House minority leader Hakeem Jeffries (D., N.Y.) has instructed his caucus not to support any motions to delay the intra-GOP effort to oust Speaker Kevin McCarthy (R., Calif.) from his leadership position, and is even going so far as to urge Democrats to affirmatively vote against the embattled speaker.
With at least five Republican rebels expected to join Representative Matt Gaetz’s (R., Fla.) effort to oust McCarthy, the speaker needs the support of nearly the entire Democratic caucus to defeat Gaetz’s motion to vacate, which he introduced Monday night.
But Jeffries is holding is caucus together and instructing them not to save McCarthy, Punchbowl News’s Jake Sherman reported. Rather than voting for or against the motion to vacate, Democrats could also skip the vote or vote present, lowering the threshold required for McCarthy to survive.
Despite the latest development, McCarthy told reporters, “I’m confident I’ll hold on.”
“At the end of the day, if you throw a speaker out that has 99 percent of their conference, that kept government open, that paid the troops, I think we’re in a really bad place for how we’re going to run Congress,” McCarthy said.
The Democratic minority leader’s comments come less than a day after Gaetz first filed a motion to vacate McCarthy from the speakership, making good on weeks of threatening to do just that. When filing the motion Monday evening, the Florida Republican accused the House speaker of striking a “secret, side deal” with President Joe Biden and the Democratic Party on Ukraine funding to avert a government shutdown.
“It is becoming increasingly clear who the Speaker of the House already works for and it’s not the Republican Conference,” Gaetz said on the House floor.
The stopgap spending bill was passed late Saturday before the shutdown deadline, giving Congress an extra 45 days to come to a long-term agreement on funding the federal government in fiscal year 2024. The new deadline is set for November 17.

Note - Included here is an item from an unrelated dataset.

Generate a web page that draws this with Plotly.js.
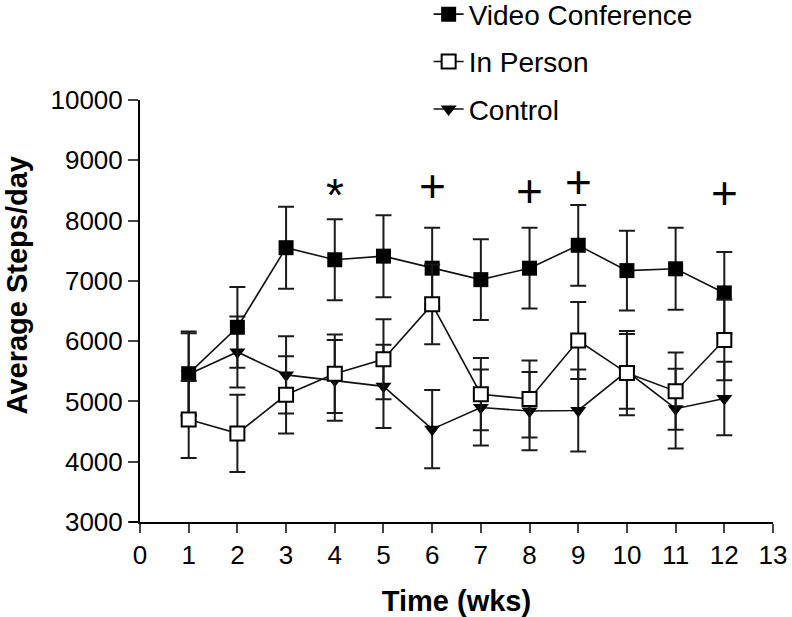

The House will vote Tuesday afternoon on a motion to table Gaetz’s effort against McCarthy. If the motion to table fails, the House will proceed to a vote on the motion to vacate. The vote is set to start around 1:30 p.m. Tuesday.
If the motion to vacate passes, McCarthy will be out and the House will proceed to voting on his replacement. It remains unclear who the likely successor will be, though Representatives Tom Emmer of Minnesota and Tom Cole of Oklahoma have been floated by rank-and-file Republicans.